Guy Gavriel Kay's trilogy, the Fionavar Tapestry, ended very satisfyingly and completely, wrapping up pretty much for good that realm's big story. But I'd heard there was a sequel of sorts anyway and my skeptical eyebrow shot up. Stupid eyebrow.
Ysabel is and isn't that sequel; its being a sequel only in that we get to see what became of the two Toronto characters who were the only ones of the Five that chose to return to our world after the Tapestry trilogy's events concluded. They're not super important to the plot of Ysabel, so I'm not going to name them and just avoid any chance of spoilers; I'll just say it was nice to see them again and get a bit more of what their lives had been like before and were like after those other books took place.
Ysabel takes place entirely in our own world, in the actual south of France that inspired Kay's other creation that I've loved, Arbonne, but very much in the 21st century. Which is to say that, yes, Ysabel is kind of Kay's foray into "urban fantasy" except it takes place mostly in the gorgeous French countryside and its many fine examples of Celtic and Greco-Roman ruins and holy sites. And yes, the gorgeous comes through in this book; this is Guy Gavriel Kay.
The story concerns a Canadian teenager, Ned, who is spending the spring in Provence while his world-famous photographer father and his retinue work on gathering images for the next great coffee table book. Left to his own devices, he has the amusing (but even he admits to himself not terribly original) idea to listen to Led Zeppelin's Houses of the Holy while exploring an actual French cathedral. Before you can say "Over the Hills and Far Away" though, Ned has met two people who are going to completely mess up his plans: a cute and geeky teenage girl from New York named Kate (hooray!) and a weird sinister stranger who says weird sinister things and leaves both of the kids way more curious than he meant to -- or than is good for them.
And thus our teens get dragged into the re-enactment of the city of Marseilles' founding myth. And I'm not talking about a LARP. It's almost Beltane, see, and every once in a while the old unquiet spirits of the region take advantage of the power such nights kick up to come back and have another go at each other. Two such are bitter lives-long enemies from the original clash of Celtic and Greek cultures that kicked off a great deal of European civilization; another such is the woman they both love, who loves them both, and over whom they fought centuries ago. All very well and good, and who wouldn't want to meet such legendary people, even if they're a bit dangerous.

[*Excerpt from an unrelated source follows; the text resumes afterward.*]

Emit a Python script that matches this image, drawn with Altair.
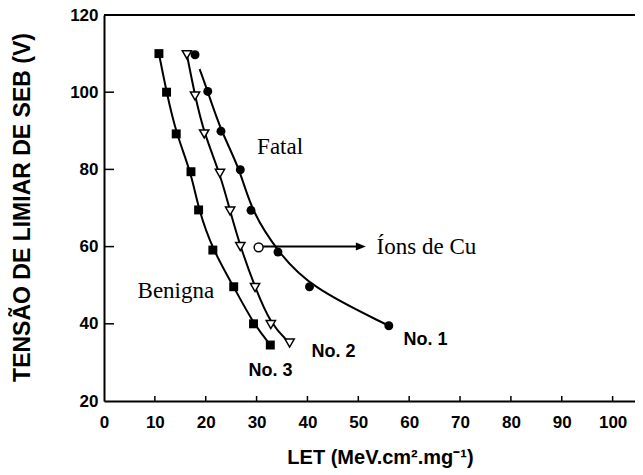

Ah but there's a catch. The men can just drag themselves back by their mythical/spiritual bootstraps, but because of REASONS the woman has to possess a living woman. And a living woman, the young and spritely and very well organized Melanie, is the brains behind Ned's dad's traveling photographic circus. Oops.
The rest of the story proceeds more or less as one might expect, a bit of a disappointment after all of the surprises and turns I've come to expect from Kay after visiting Arbonne and Fionavar. I'm not sure if Ysabel was intended as young adult fiction (but no parent should be troubled to let his or her young adult read this, and hey, the kids are at the center of the story at all times), but perhaps it was and Kay pulled some punches? At any rate, it's still a good book, better than a lot of the fantasy that's out there, and still elegantly written and emotionally powerful. It's just less so. But that's all right.
I'm excited to try his sort-of-Byzantine and sort-of-Spain and sort-of-China books in the near future. Especially the former. I loves me some Byzantium.